À 82 ans, René pensait enfin pouvoir retrouver un peu de calme dans sa maison familiale, située dans un petit village de l’Hérault. Mais après avoir réussi à faire expulser les squatteurs qui occupaient son bien depuis plus de deux ans, cet ancien artisan a reçu un coup de massue inattendu : une facture d’eau de 100 348 €, censée couvrir la consommation astronomique laissée par les occupants illégaux.
« J’ai cru à une erreur informatique. Puis j’ai vu les chiffres, noir sur blanc.
Cent mille euros, pour de l’eau que je n’ai jamais utilisée », raconte René, encore sous le choc.
Ce cas absurde soulève un problème juridique majeur : en France, les compteurs d’eau restent souvent au nom du propriétaire, même en cas d’occupation illégale, ce qui peut le rendre responsable d’une consommation qu’il n’a pas provoquée.

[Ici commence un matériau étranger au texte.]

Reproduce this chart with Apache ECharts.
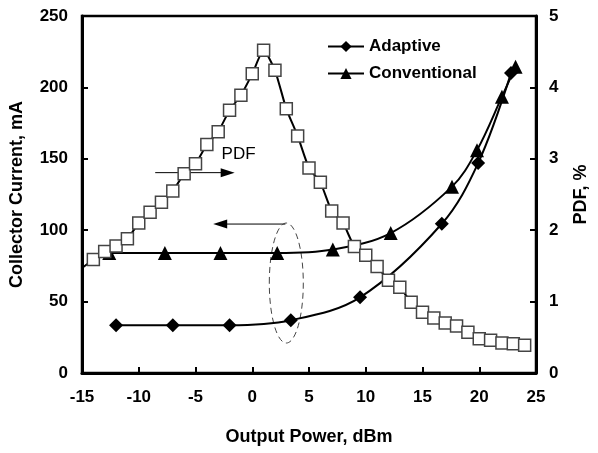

Des squatteurs partis, mais une facture colossale laissée derrière eux
René avait hérité de cette maison il y a plus de vingt ans. En 2021, alors qu’il vivait temporairement chez sa fille, des squatteurs s’y sont installés et ont changé les serrures du jour au lendemain.
Après un long parcours judiciaire, l’expulsion a finalement eu lieu au printemps 2024. Mais quelques mois plus tard, le choc : plus de 6 000 m³ d’eau auraient été consommés pendant cette période, soit l’équivalent de 50 années de consommation normale pour un foyer moyen.
La société de distribution d’eau a confirmé que le compteur fonctionnait et qu’il n’y avait aucune fuite apparente : toute cette eau aurait bien été consommée par les occupants.
« Nous avons découvert des piscines gonflables dans le jardin, et un système de lavage de voitures installé dans le garage », indique un voisin.
« Ils faisaient venir des gens, c’était devenu un vrai business. »
Les propriétaires victimes de squats peu protégés
En droit français, la loi considère que le titulaire du contrat reste responsable des factures, même si le bien est occupé illégalement. Si le compteur d’eau n’a pas été résilié avant l’occupation, toutes les consommations sont facturées au nom du propriétaire.
Les principales difficultés rencontrées dans ce type de situation :
- Procédures d’expulsion très longues : souvent plus d’un an, parfois plusieurs années
- Impossibilité légale de couper l’eau ou l’électricité sans décision de justice
- Factures qui continuent de courir pendant toute la durée de l’occupation
- Responsabilité financière qui reste au nom du propriétaire, même sans accès au logement
- Dommages matériels souvent non couverts par les assurances en cas de squat
Cette affaire met en lumière un vide juridique qui laisse les propriétaires financièrement responsables de consommations qu’ils n’ont pas provoquées et qu’ils n’ont pas pu empêcher.
Une consommation d’eau hors normes
| Donnée relevée | Valeur estimée |
|---|---|
| Durée d’occupation illégale | 2 ans et 3 mois |
| Volume consommé | 6 024 m³ (mètres cubes) |
| Consommation moyenne d’un foyer | 120 m³ / an |
| Surconsommation estimée | x25 plus que la moyenne nationale |
| Montant total facturé | 100 348 € (tarifs, taxes et redevances incluses) |
Un avocat spécialisé en droit immobilier explique que la seule possibilité de contester la facture serait de prouver que le compteur a été manipulé ou défectueux — ce qui n’est pas le cas ici.
La compagnie d’eau a proposé un échelonnement de la dette sur 10 ans, ce que René juge « absurde », car il vit avec une pension de 1 200 € par mois.
« À mon âge, je pensais finir tranquille dans ma maison… pas rester endetté jusqu’à ma mort pour de l’eau volée », soupire-t-il.
Des associations de défense des propriétaires demandent désormais une réforme de la législation, afin que les factures d’eau et d’énergie puissent être suspendues automatiquement dès la constatation d’un squat.